O primeiro logo o chamou para comandar uma produção amadora; o segundo confiou a ele um infantil. Rangel também começou a assinar teleteatros.

Brecht
O ponto de inflexão, como mostra o filme, é "Gimba, o Presidente dos Valentes", texto de Gianfrancesco Guarnieri que o diretor leva à cena em 1959, com boa acolhida da crítica. Em excursão pela Europa, o espetáculo ganha o prêmio de melhor obra popular, e Rangel, então com 25 anos, o segundo lugar na categoria de diretor. Perde para Bertolt Brecht, o próprio. Por um voto.
Na volta ao Brasil, é cobiçado por várias companhias, mas se decide pelo Teatro Brasileiro de Comédia, onde será o primeiro diretor artístico brasileiro. Ali, dá cores brasileiras ao grupo, visto com contrariedade em alguns círculos por praticamente ignorar a dramaturgia nacional. Emenda "O Pagador de Promessas", de Dias Gomes, "A Semente", de Guarnieri, e "A Escada", de Jorge Andrade.
Em 65, a repercussão de "Liberdade, Liberdade", manifesto contra toda forma de opressão que ele (já fora do TBC) assina com Millôr Fernandes, confirma seu nome na dianteira da cena nacional. Ele sabe de que repressão fala: até 70, será preso cinco vezes.
No documentário, o protagonista, Paulo Autran, conta que foi com "Liberdade..." que tomou consciência da função social do teatro.
Em depoimentos à cineasta ou textos lidos, outras figuras que se despediram dos palcos nos últimos anos, como Sérgio Viotti, Francarlos Reis e Ratto, também ajudam a reconstituir a história recente das artes cênicas brasileiras. A produção do filme, vale lembrar, começou em 2003.
Já consagrado, Rangel dirige, em 69, a última peça de Cacilda Becker, "Esperando Godot". A atriz morre um mês depois de ter um aneurisma cerebral quando estava em cena.

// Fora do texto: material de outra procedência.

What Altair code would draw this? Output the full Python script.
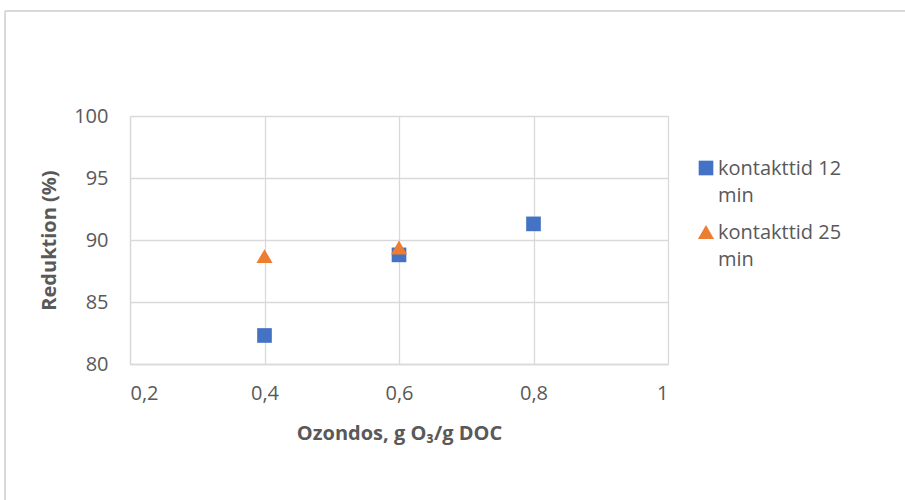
import altair as alt
import pandas as pd

series = ["kontakttid 12 min", "kontakttid 25 min"]
dose_12 = [0.4, 0.6, 0.8]
red_12 = [82.3, 88.8, 91.3]
dose_25 = [0.4, 0.6]
red_25 = [88.7, 89.4]

df = pd.DataFrame({
    "dose": dose_12 + dose_25,
    "red": red_12 + red_25,
    "serie": [series[0]] * len(dose_12) + [series[1]] * len(dose_25),
})

FONT = "Open Sans"
GREY = "#595959"

points = alt.Chart(df).mark_point(filled=True, opacity=1).encode(
    x=alt.X("dose:Q", scale=alt.Scale(domain=[0.2, 1.0], nice=False),
            axis=alt.Axis(values=[0.2, 0.4, 0.6, 0.8, 1.0],
                          labelExpr="replace(toString(datum.value), '.', ',')",
                          title="Ozondos, g O₃/g DOC")),
    y=alt.Y("red:Q", scale=alt.Scale(domain=[80, 100], nice=False, zero=False),
            axis=alt.Axis(values=[80, 85, 90, 95, 100], title="Reduktion (%)")),
    color=alt.Color("serie:N", scale=alt.Scale(domain=series, range=["#4472C4", "#ED7D31"]),
                    legend=alt.Legend(title=None, orient="none", legendX=566, legendY=42,
                                      labelExpr="[slice(datum.label, 0, 13), 'min']",
                                      labelFontSize=20, labelColor=GREY, labelFont=FONT,
                                      symbolSize=190, labelBaseline="top", labelOffset=2,
                                      rowPadding=16, symbolOffset=0)),
    shape=alt.Shape("serie:N", scale=alt.Scale(domain=series, range=["square", "triangle-up"]),
                    legend=None),
    size=alt.Size("serie:N", scale=alt.Scale(domain=series, range=[215, 260]), legend=None),
)

top_edge = alt.Chart(df).mark_rule(stroke="#d9d9d9", strokeWidth=1.5).encode(
    x=alt.value(-125), x2=alt.value(800), y=alt.value(-105)
)
left_edge = alt.Chart(df).mark_rule(stroke="#d9d9d9", strokeWidth=1.5).encode(
    x=alt.value(-125), y=alt.value(-105), y2=alt.value(400)
)

chart = alt.layer(top_edge, left_edge, points).properties(
    width=538, height=248,
    autosize=alt.AutoSizeParams(type="none"),
    padding={"left": 130, "top": 116, "right": 237, "bottom": 136},
).configure(
    style={"guide-label": {"lineHeight": 27, "dy": -9}}
).configure_view(stroke=None).configure_axis(
    grid=True, gridColor="#d9d9d9", gridWidth=1.3, domainColor="#d9d9d9", domainWidth=1.3,
    ticks=False, labelFont=FONT, labelFontSize=20, labelColor=GREY,
    titleFont=FONT, titleFontSize=20, titleFontWeight="bold", titleColor=GREY,
).configure_axisY(labelPadding=22, titlePadding=14, labelOffset=9).configure_axisX(labelPadding=28, titlePadding=20)

chart.save("out.html", embed_options={"renderer": "svg", "actions": False})
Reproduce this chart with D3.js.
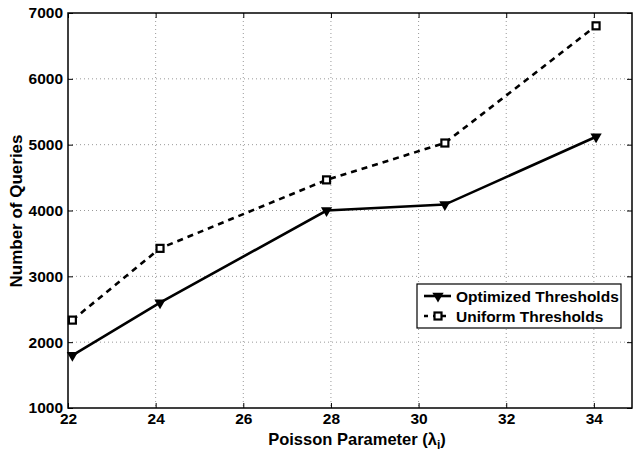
<!DOCTYPE html>
<html>
<head>
<meta charset="utf-8">
<script src="https://cdn.jsdelivr.net/npm/d3@7"></script>
<style>
  body { margin: 0; background: #fff; }
  text { font-family: "Liberation Sans", Arial, sans-serif; font-weight: bold; }
</style>
</head>
<body>
<figure id="chart" style="margin:0"></figure>
<script>
// values
const lambdas = [22.1, 24.1, 27.9, 30.6, 34.05];
const optimized = [1800, 2600, 4000, 4090, 5120];
const uniform = [2335, 3425, 4465, 5025, 6805];
const xTicks = [22, 24, 26, 28, 30, 32, 34];
const yTicks = [1000, 2000, 3000, 4000, 5000, 6000, 7000];

const W = 634, H = 451;
const axL = 68, axT = 13, axR = 632, axB = 408;

const svg = d3.select("#chart").append("svg")
  .attr("width", W).attr("height", H);

const x = d3.scaleLinear().domain([22, 34.87]).range([axL, axR]);
const y = d3.scaleLinear().domain([1000, 7000]).range([axB, axT]);

// grid
const grid = svg.append("g").attr("stroke", "#999").attr("stroke-width", 1)
  .attr("stroke-dasharray", "1,3");
grid.selectAll("line.vx").data(xTicks.slice(1)).enter().append("line")
  .attr("x1", d => x(d)).attr("x2", d => x(d))
  .attr("y1", axT).attr("y2", axB);
grid.selectAll("line.hy").data(yTicks.slice(1, -1)).enter().append("line")
  .attr("y1", d => y(d)).attr("y2", d => y(d))
  .attr("x1", axL).attr("x2", axR);

// axes (ticks inward)
svg.append("g").attr("transform", "translate(0," + axB + ")")
  .call(d3.axisBottom(x).tickValues(xTicks).tickSize(-5).tickPadding(5).tickFormat(d3.format("d")))
  .call(g => g.select(".domain").remove())
  .selectAll("text").attr("font-size", 15.5).attr("fill", "#000")
  .attr("font-family", "Liberation Sans, Arial, sans-serif");
svg.append("g").attr("transform", "translate(0," + axT + ")")
  .call(d3.axisTop(x).tickValues(xTicks).tickSize(-5).tickFormat(""))
  .call(g => g.select(".domain").remove());
svg.append("g").attr("transform", "translate(" + axL + ",0)")
  .call(d3.axisLeft(y).tickValues(yTicks).tickSize(-5).tickPadding(5).tickFormat(d3.format("d")))
  .call(g => g.select(".domain").remove())
  .selectAll("text").attr("font-size", 15.5).attr("fill", "#000")
  .attr("font-family", "Liberation Sans, Arial, sans-serif");
svg.append("g").attr("transform", "translate(" + axR + ",0)")
  .call(d3.axisRight(y).tickValues(yTicks).tickSize(-5).tickFormat(""))
  .call(g => g.select(".domain").remove());

svg.append("rect").attr("x", axL).attr("y", axT)
  .attr("width", axR - axL).attr("height", axB - axT)
  .attr("fill", "none").attr("stroke", "#000").attr("stroke-width", 1.5);

// lines
const line = d3.line().x((d, i) => x(lambdas[i])).y(d => y(d));
svg.append("path").datum(optimized).attr("d", line)
  .attr("fill", "none").attr("stroke", "#000").attr("stroke-width", 2.6);
svg.append("path").datum(uniform).attr("d", line)
  .attr("fill", "none").attr("stroke", "#000").attr("stroke-width", 2.6)
  .attr("stroke-dasharray", "6,5");

// markers
const tri = d3.symbol().type(d3.symbolTriangle).size(55);
svg.selectAll("path.tri").data(optimized).enter().append("path")
  .attr("d", tri)
  .attr("transform", (d, i) => "translate(" + x(lambdas[i]) + "," + y(d) + ") rotate(180)")
  .attr("fill", "#000");
svg.selectAll("rect.sq").data(uniform).enter().append("rect")
  .attr("x", (d, i) => x(lambdas[i]) - 3.5).attr("y", d => y(d) - 3.5)
  .attr("width", 7).attr("height", 7)
  .attr("fill", "#fff").attr("stroke", "#000").attr("stroke-width", 2.2);

// legend
const lg = svg.append("g").attr("transform", "translate(417,284)");
lg.append("rect").attr("width", 204).attr("height", 44)
  .attr("fill", "#fff").attr("stroke", "#000").attr("stroke-width", 1.2);
lg.append("line").attr("x1", 7).attr("x2", 34).attr("y1", 12).attr("y2", 12)
  .attr("stroke", "#000").attr("stroke-width", 2.6);
lg.append("path").attr("d", tri).attr("transform", "translate(21,12) rotate(180)");
lg.append("line").attr("x1", 7).attr("x2", 34).attr("y1", 32).attr("y2", 32)
  .attr("stroke", "#000").attr("stroke-width", 2.6).attr("stroke-dasharray", "4,5");
lg.append("rect").attr("x", 17.5).attr("y", 28.5).attr("width", 7).attr("height", 7)
  .attr("fill", "#fff").attr("stroke", "#000").attr("stroke-width", 2.2);
lg.append("text").attr("x", 39).attr("y", 17.5).attr("font-size", 15.5).text("Optimized Thresholds");
lg.append("text").attr("x", 39).attr("y", 37.5).attr("font-size", 15.5).text("Uniform Thresholds");

// axis labels
const xl = svg.append("text").attr("x", 357).attr("y", 445).attr("text-anchor", "middle")
  .attr("font-size", 16.5);
xl.append("tspan").text("Poisson Parameter (λ");
xl.append("tspan").attr("font-size", 12).attr("dy", 4).text("i");
xl.append("tspan").attr("dy", -4).text(")");

svg.append("text").attr("transform", "translate(22,211) rotate(-90)")
  .attr("text-anchor", "middle").attr("font-size", 17).text("Number of Queries");
</script>
</body>
</html>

Na década seguinte, ele irá do musical "A Capital Federal", de Arthur Azevedo, ao intimismo de "À Margem da Vida", de Tennessee Williams.
Nos anos 80, virão "Amadeus", "Piaf" e "Cyrano de Bergerac", fechando um currículo que endossa com precisão a sua fala: "Acredito firmemente na imortalidade do teatro".